## START Data for processing

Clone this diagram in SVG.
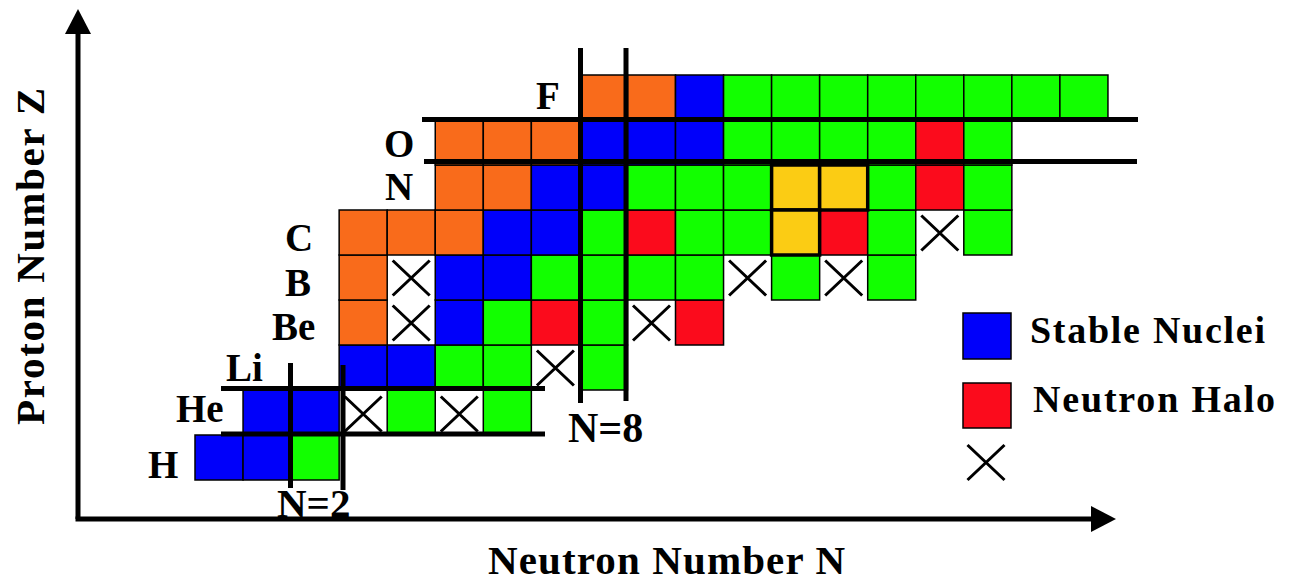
<svg xmlns="http://www.w3.org/2000/svg" xmlns:xlink="http://www.w3.org/1999/xlink" width="1304" height="581" viewBox="0 0 1304 581">
  <style>
    .lbl { font-family: "Liberation Serif", "Times New Roman", serif; font-weight: bold; fill: #000; }
    .cell { stroke: #000; stroke-width: 1.5; }
    .stable { fill: #0000fa; }
    .green { fill: #12ff00; }
    .orange { fill: #f96b1b; }
    .halo { fill: #fb0b1c; }
    .gold { fill: #fbcc14; stroke-width: 3.5; }
    .magic { stroke: #000; stroke-width: 5; fill: none; }
    .axis { stroke: #000; stroke-width: 5; fill: none; }
    .cross { stroke: #000; stroke-width: 3; fill: none; }
  </style>
  <defs>
    <marker id="arrow" viewBox="0 0 25 26" refX="0" refY="13" markerWidth="25" markerHeight="26" markerUnits="userSpaceOnUse" orient="auto">
      <path d="M0,0 L25,13 L0,26 Z" fill="#000"/>
    </marker>
    <path id="x" d="M-18.5,-17.5 L18.5,17.5 M18.5,-17.5 L-18.5,17.5"/>
  </defs>

  <rect width="1304" height="581" fill="#fff"/>

  <!-- axes -->
  <g id="axes">
    <line class="axis" x1="78" y1="519" x2="78" y2="34" marker-end="url(#arrow)"/>
    <line class="axis" x1="75.5" y1="519" x2="1091" y2="519" marker-end="url(#arrow)"/>
  </g>

  <!-- nuclide cells, row by row (Z = 1 at the bottom) -->
  <g id="cells">
    <!-- Z=1 H -->
    <rect class="cell stable" x="195" y="435" width="48.05" height="45"/>
    <rect class="cell stable" x="243.05" y="435" width="48.05" height="45"/>
    <rect class="cell green" x="291.1" y="435" width="48.05" height="45"/>
    <!-- Z=2 He -->
    <rect class="cell stable" x="243.05" y="390" width="48.05" height="45"/>
    <rect class="cell stable" x="291.1" y="390" width="48.05" height="45"/>
    <rect class="cell green" x="387.2" y="390" width="48.05" height="45"/>
    <rect class="cell green" x="483.3" y="390" width="48.05" height="45"/>
    <!-- Z=3 Li -->
    <rect class="cell stable" x="339.15" y="345" width="48.05" height="45"/>
    <rect class="cell stable" x="387.2" y="345" width="48.05" height="45"/>
    <rect class="cell green" x="435.25" y="345" width="48.05" height="45"/>
    <rect class="cell green" x="483.3" y="345" width="48.05" height="45"/>
    <rect class="cell green" x="579.4" y="345" width="48.05" height="45"/>
    <!-- Z=4 Be -->
    <rect class="cell orange" x="339.15" y="300" width="48.05" height="45"/>
    <rect class="cell stable" x="435.25" y="300" width="48.05" height="45"/>
    <rect class="cell green" x="483.3" y="300" width="48.05" height="45"/>
    <rect class="cell halo" x="531.35" y="300" width="48.05" height="45"/>
    <rect class="cell green" x="579.4" y="300" width="48.05" height="45"/>
    <rect class="cell halo" x="675.5" y="300" width="48.05" height="45"/>
    <!-- Z=5 B -->
    <rect class="cell orange" x="339.15" y="255" width="48.05" height="45"/>
    <rect class="cell stable" x="435.25" y="255" width="48.05" height="45"/>
    <rect class="cell stable" x="483.3" y="255" width="48.05" height="45"/>
    <rect class="cell green" x="531.35" y="255" width="48.05" height="45"/>
    <rect class="cell green" x="579.4" y="255" width="48.05" height="45"/>
    <rect class="cell green" x="627.45" y="255" width="48.05" height="45"/>
    <rect class="cell green" x="675.5" y="255" width="48.05" height="45"/>
    <rect class="cell green" x="771.6" y="255" width="48.05" height="45"/>
    <rect class="cell green" x="867.7" y="255" width="48.05" height="45"/>
    <!-- Z=6 C -->
    <rect class="cell orange" x="339.15" y="210" width="48.05" height="45"/>
    <rect class="cell orange" x="387.2" y="210" width="48.05" height="45"/>
    <rect class="cell orange" x="435.25" y="210" width="48.05" height="45"/>
    <rect class="cell stable" x="483.3" y="210" width="48.05" height="45"/>
    <rect class="cell stable" x="531.35" y="210" width="48.05" height="45"/>
    <rect class="cell green" x="579.4" y="210" width="48.05" height="45"/>
    <rect class="cell halo" x="627.45" y="210" width="48.05" height="45"/>
    <rect class="cell green" x="675.5" y="210" width="48.05" height="45"/>
    <rect class="cell green" x="723.55" y="210" width="48.05" height="45"/>
    <rect class="cell halo" x="819.65" y="210" width="48.05" height="45"/>
    <rect class="cell green" x="867.7" y="210" width="48.05" height="45"/>
    <rect class="cell green" x="963.8" y="210" width="48.05" height="45"/>
    <!-- Z=7 N -->
    <rect class="cell orange" x="435.25" y="165" width="48.05" height="45"/>
    <rect class="cell orange" x="483.3" y="165" width="48.05" height="45"/>
    <rect class="cell stable" x="531.35" y="165" width="48.05" height="45"/>
    <rect class="cell stable" x="579.4" y="165" width="48.05" height="45"/>
    <rect class="cell green" x="627.45" y="165" width="48.05" height="45"/>
    <rect class="cell green" x="675.5" y="165" width="48.05" height="45"/>
    <rect class="cell green" x="723.55" y="165" width="48.05" height="45"/>
    <rect class="cell green" x="867.7" y="165" width="48.05" height="45"/>
    <rect class="cell halo" x="915.75" y="165" width="48.05" height="45"/>
    <rect class="cell green" x="963.8" y="165" width="48.05" height="45"/>
    <!-- Z=8 O -->
    <rect class="cell orange" x="435.25" y="120" width="48.05" height="45"/>
    <rect class="cell orange" x="483.3" y="120" width="48.05" height="45"/>
    <rect class="cell orange" x="531.35" y="120" width="48.05" height="45"/>
    <rect class="cell stable" x="579.4" y="120" width="48.05" height="45"/>
    <rect class="cell stable" x="627.45" y="120" width="48.05" height="45"/>
    <rect class="cell stable" x="675.5" y="120" width="48.05" height="45"/>
    <rect class="cell green" x="723.55" y="120" width="48.05" height="45"/>
    <rect class="cell green" x="771.6" y="120" width="48.05" height="45"/>
    <rect class="cell green" x="819.65" y="120" width="48.05" height="45"/>
    <rect class="cell green" x="867.7" y="120" width="48.05" height="45"/>
    <rect class="cell halo" x="915.75" y="120" width="48.05" height="45"/>
    <rect class="cell green" x="963.8" y="120" width="48.05" height="45"/>
    <!-- Z=9 F -->
    <rect class="cell orange" x="579.4" y="75" width="48.05" height="45"/>
    <rect class="cell orange" x="627.45" y="75" width="48.05" height="45"/>
    <rect class="cell stable" x="675.5" y="75" width="48.05" height="45"/>
    <rect class="cell green" x="723.55" y="75" width="48.05" height="45"/>
    <rect class="cell green" x="771.6" y="75" width="48.05" height="45"/>
    <rect class="cell green" x="819.65" y="75" width="48.05" height="45"/>
    <rect class="cell green" x="867.7" y="75" width="48.05" height="45"/>
    <rect class="cell green" x="915.75" y="75" width="48.05" height="45"/>
    <rect class="cell green" x="963.8" y="75" width="48.05" height="45"/>
    <rect class="cell green" x="1011.85" y="75" width="48.05" height="45"/>
    <rect class="cell green" x="1059.9" y="75" width="48.05" height="45"/>
    <!-- highlighted cells with heavy outline -->
    <rect class="cell gold" x="771.6" y="165" width="48.05" height="45"/>
    <rect class="cell gold" x="819.65" y="165" width="48.05" height="45"/>
    <rect class="cell gold" x="771.6" y="210" width="48.05" height="45"/>
  </g>

  <!-- unbound nuclides -->
  <g id="unbound" class="cross">
    <use xlink:href="#x" x="363.2" y="414"/>
    <use xlink:href="#x" x="459.3" y="414"/>
    <use xlink:href="#x" x="555.4" y="368"/>
    <use xlink:href="#x" x="411.2" y="323"/>
    <use xlink:href="#x" x="651.5" y="323"/>
    <use xlink:href="#x" x="411.2" y="278"/>
    <use xlink:href="#x" x="747.6" y="278"/>
    <use xlink:href="#x" x="843.7" y="278"/>
    <use xlink:href="#x" x="939.8" y="233"/>
  </g>

  <!-- magic number shell closures -->
  <g id="magic-lines" class="magic">
    <line x1="290.5" y1="363" x2="290.5" y2="488"/>
    <line x1="343" y1="365" x2="343" y2="490"/>
    <line x1="221" y1="388.5" x2="545" y2="388.5"/>
    <line x1="221" y1="434" x2="545" y2="434"/>
    <line x1="580.5" y1="48" x2="580.5" y2="403"/>
    <line x1="626" y1="48" x2="626" y2="401"/>
    <line x1="422" y1="119.5" x2="1138" y2="119.5"/>
    <line x1="424" y1="161.5" x2="1137" y2="161.5"/>
  </g>

  <!-- element symbols -->
  <g id="elements" class="lbl" font-size="39">
    <text x="148" y="478">H</text>
    <text x="176" y="422">He</text>
    <text x="226" y="381">Li</text>
    <text x="272" y="340">Be</text>
    <text x="285" y="296">B</text>
    <text x="285" y="251">C</text>
    <text x="385" y="200">N</text>
    <text x="384" y="157">O</text>
    <text x="536" y="109">F</text>
  </g>

  <!-- magic number labels -->
  <g id="magic-labels" class="lbl">
    <text x="277" y="517" font-size="41">N=2</text>
    <text x="568" y="442" font-size="42">N=8</text>
  </g>

  <!-- axis titles -->
  <g id="axis-titles" class="lbl" font-size="41">
    <text x="488" y="574" textLength="357" lengthAdjust="spacing">Neutron Number N</text>
    <text transform="translate(44,425) rotate(-90)" textLength="337" lengthAdjust="spacing">Proton Number Z</text>
  </g>

  <!-- legend -->
  <g id="legend">
    <rect class="cell stable" x="963" y="313" width="48" height="46"/>
    <text class="lbl" x="1030" y="343" font-size="38" textLength="235" lengthAdjust="spacing">Stable Nuclei</text>
    <rect class="cell halo" x="963" y="383" width="48" height="45"/>
    <text class="lbl" x="1033" y="412" font-size="38" textLength="242" lengthAdjust="spacing">Neutron Halo</text>
    <use class="cross" xlink:href="#x" x="986" y="462.5"/>
  </g>
</svg>
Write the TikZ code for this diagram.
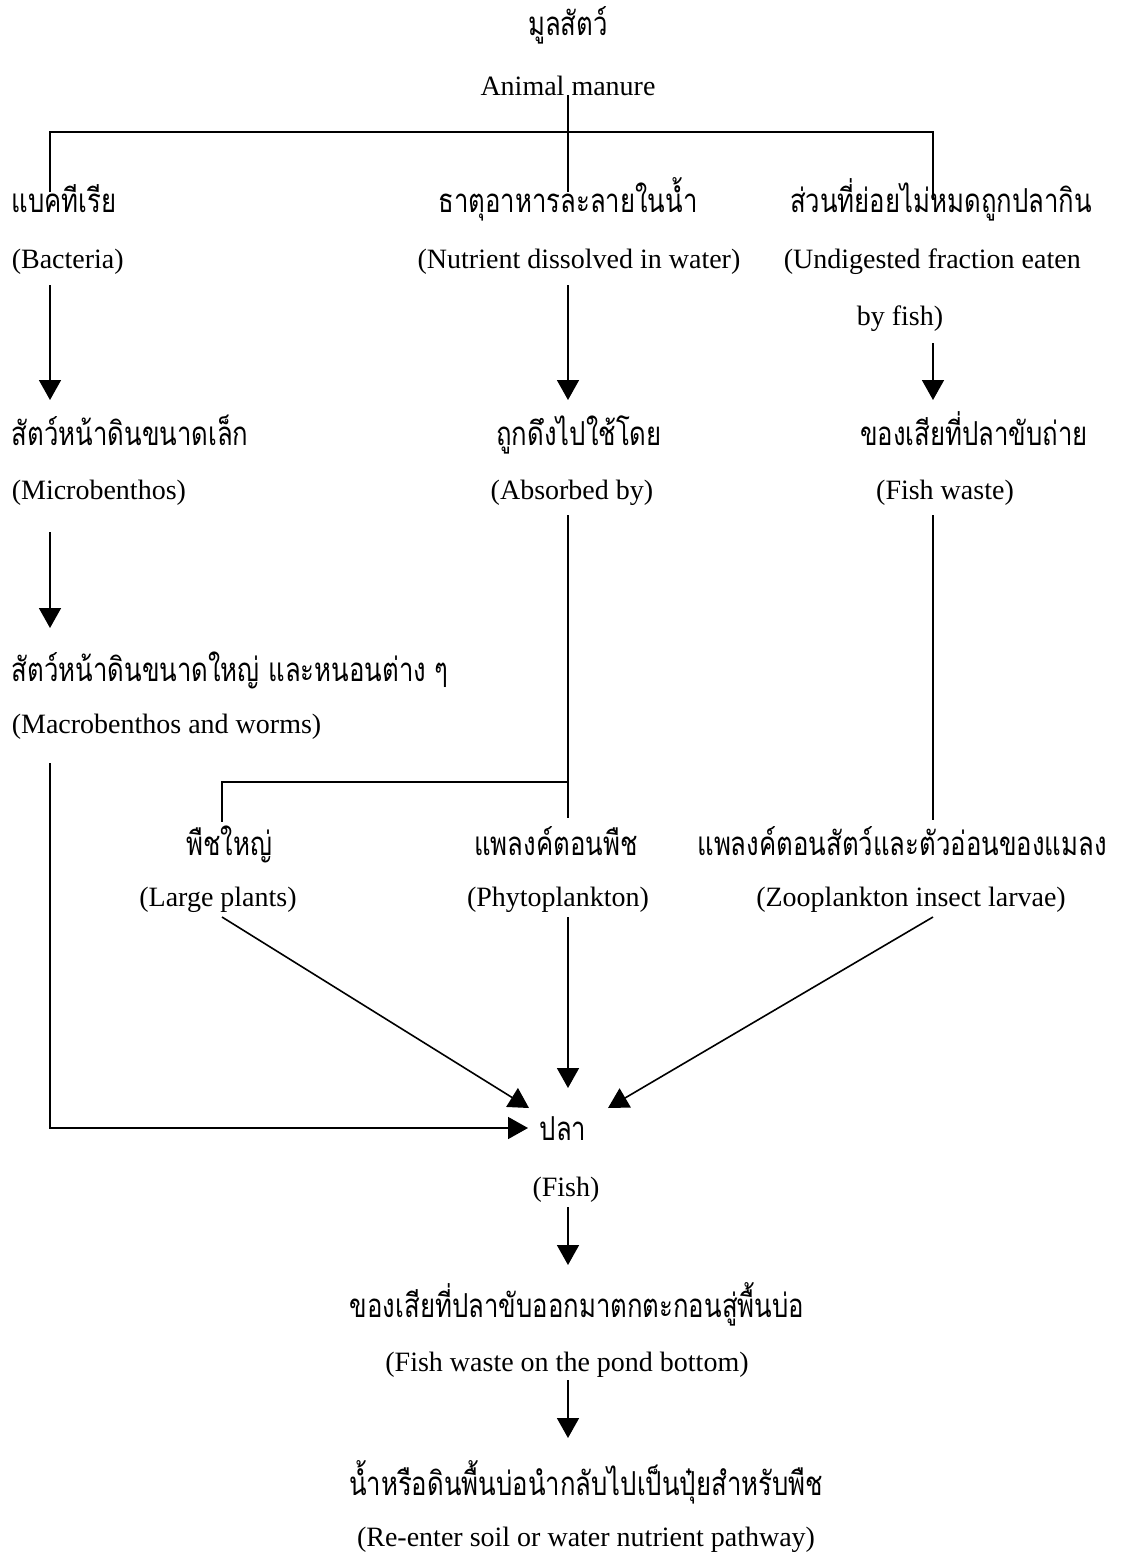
\documentclass[tikz,border=0pt]{standalone}
\usepackage{fontspec}
\setmainfont{Liberation Serif}
\newfontfamily\thaifont[Script=Thai,FakeStretch=0.78]{Loma}
\usetikzlibrary{arrows.meta}
\tikzset{
  th/.style={inner sep=0pt,anchor=base,font=\thaifont\fontsize{16.5}{18}\selectfont},
  en/.style={inner sep=0pt,anchor=base,font=\fontsize{14}{16}\selectfont},
  arr/.style={-{Triangle[length=10pt,width=11pt]}},
}
\begin{document}
\begin{tikzpicture}[x=0.5pt,y=-0.5pt,line width=0.8pt]
\useasboundingbox (0,0) rectangle (1130,1555);
% labels
\node[th] (manureTh) at (568,35) {มูลสัตว์};
\node[en] (manureEn) at (568,95) {Animal manure};
\node[th,anchor=base west] (bactTh) at (11,212) {แบคทีเรีย};
\node[en,anchor=base west] (bactEn) at (11,268) {(Bacteria)};
\node[th] (nutTh) at (568,212) {ธาตุอาหารละลายในน้ำ};
\node[en] (nutEn) at (579,268) {(Nutrient dissolved in water)};
\node[th] (undTh) at (941,212) {ส่วนที่ย่อยไม่หมดถูกปลากิน};
\node[en,anchor=base west] (undEn) at (783,268) {(Undigested fraction eaten};
\node[en] (undEnB) at (900,325) {by fish)};
\node[th,anchor=base west] (microTh) at (11,445) {สัตว์หน้าดินขนาดเล็ก};
\node[en,anchor=base west] (microEn) at (11,499) {(Microbenthos)};
\node[th] (absTh) at (579,445) {ถูกดึงไปใช้โดย};
\node[en] (absEn) at (572,499) {(Absorbed by)};
\node[th] (wasteTh) at (974,445) {ของเสียที่ปลาขับถ่าย};
\node[en] (wasteEn) at (945,499) {(Fish waste)};
\node[th,anchor=base west] (macroTh) at (11,681) {สัตว์หน้าดินขนาดใหญ่ และหนอนต่าง ๆ};
\node[en,anchor=base west] (macroEn) at (11,733) {(Macrobenthos and worms)};
\node[th] (largeTh) at (229,855) {พืชใหญ่};
\node[en] (largeEn) at (218,906) {(Large plants)};
\node[th] (phyTh) at (556,855) {แพลงค์ตอนพืช};
\node[en] (phyEn) at (558,906) {(Phytoplankton)};
\node[th] (zooTh) at (902,855) {แพลงค์ตอนสัตว์และตัวอ่อนของแมลง};
\node[en] (zooEn) at (911,906) {(Zooplankton insect larvae)};
\node[th] (fishTh) at (563,1140) {ปลา};
\node[en] (fishEn) at (566,1196) {(Fish)};
\node[th] (pondTh) at (577,1317) {ของเสียที่ปลาขับออกมาตกตะกอนสู่พื้นบ่อ};
\node[en] (pondEn) at (567,1371) {(Fish waste on the pond bottom)};
\node[th] (soilTh) at (586,1495) {น้ำหรือดินพื้นบ่อนำกลับไปเป็นปุ๋ยสำหรับพืช};
\node[en] (soilEn) at (586,1546) {(Re-enter soil or water nutrient pathway)};
% line ends
\coordinate (mTop) at (568,95);
\coordinate (jL) at (50,132);
\coordinate (jR) at (933,132);
\coordinate (bactIn) at (50,192);
\coordinate (nutIn) at (568,192);
\coordinate (undIn) at (933,200);
\coordinate (bactOut) at (50,285);
\coordinate (microIn) at (50,400);
\coordinate (nutOut) at (568,285);
\coordinate (absIn) at (568,400);
\coordinate (undOut) at (933,343);
\coordinate (wasteIn) at (933,400);
\coordinate (microOut) at (50,532);
\coordinate (macroIn) at (50,628);
\coordinate (absOut) at (568,515);
\coordinate (phyIn) at (568,818);
\coordinate (wasteOut) at (933,515);
\coordinate (zooIn) at (933,820);
\coordinate (jP) at (568,782);
\coordinate (jPL) at (222,782);
\coordinate (largeIn) at (222,822);
\coordinate (macroOut) at (50,763);
\coordinate (jF) at (50,1128);
\coordinate (fishW) at (528,1128);
\coordinate (largeOut) at (222,917);
\coordinate (fishNW) at (529,1108);
\coordinate (phyOut) at (568,917);
\coordinate (fishN) at (568,1088);
\coordinate (zooOut) at (933,917);
\coordinate (fishNE) at (608,1108);
\coordinate (fishOut) at (568,1207);
\coordinate (pondIn) at (568,1265);
\coordinate (pondOut) at (568,1380);
\coordinate (soilIn) at (568,1438);
% connectors
\draw (mTop) -- (nutIn);
\draw (bactIn) -- (jL) -- (jR) -- (undIn);
\draw[arr] (bactOut) -- (microIn);
\draw[arr] (nutOut) -- (absIn);
\draw[arr] (undOut) -- (wasteIn);
\draw[arr] (microOut) -- (macroIn);
\draw (absOut) -- (phyIn);
\draw (jP) -- (jPL) -- (largeIn);
\draw (wasteOut) -- (zooIn);
\draw[arr] (macroOut) -- (jF) -- (fishW);
\draw[arr] (largeOut) -- (fishNW);
\draw[arr] (phyOut) -- (fishN);
\draw[arr] (zooOut) -- (fishNE);
\draw[arr] (fishOut) -- (pondIn);
\draw[arr] (pondOut) -- (soilIn);
\end{tikzpicture}
\end{document}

## END Data for processing

**Goal:** Scan the listing above. Gather each line that contains the word "this".

**Task result:**
Clone this diagram in SVG.
Write the TikZ code for this diagram.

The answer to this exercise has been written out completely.